With all of my unanswered questions. 

 

With all my lack of faith.

 

He would carry me through this season.

 

and that he was going to bless me.

 

Suddenly, I remembered his glory. I recalled his majesty, and beauty. His goodness and faithfulness. How he had called me from darkness into glorious light.

 

 He is I AM. 

He is Holy God Almighty.

 He Was, and Is, and Is to Come.

 

Sons and Daughters.
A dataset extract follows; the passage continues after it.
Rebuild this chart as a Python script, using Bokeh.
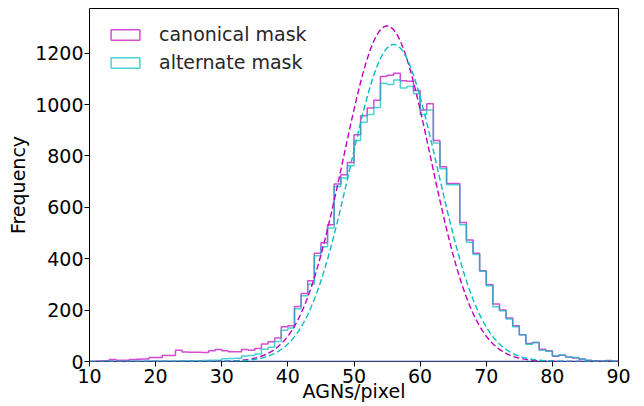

Beloved of the Almighy;

 

He is bigger then your unanswered questions.

 

He is bigger then your unfulfilled dreams.

 

He is bigger then your unmet desires.

 

He sees your depth and loves you still.

 

In his love, he is longing for you to allow yourself to be carried in his arms.

 

Stay strong and courageous. 

 

Keep fighting the good fight!

 

 For it will all be worth it all in the end, 

 

and there is growth blessings to be found in the pain of the fight.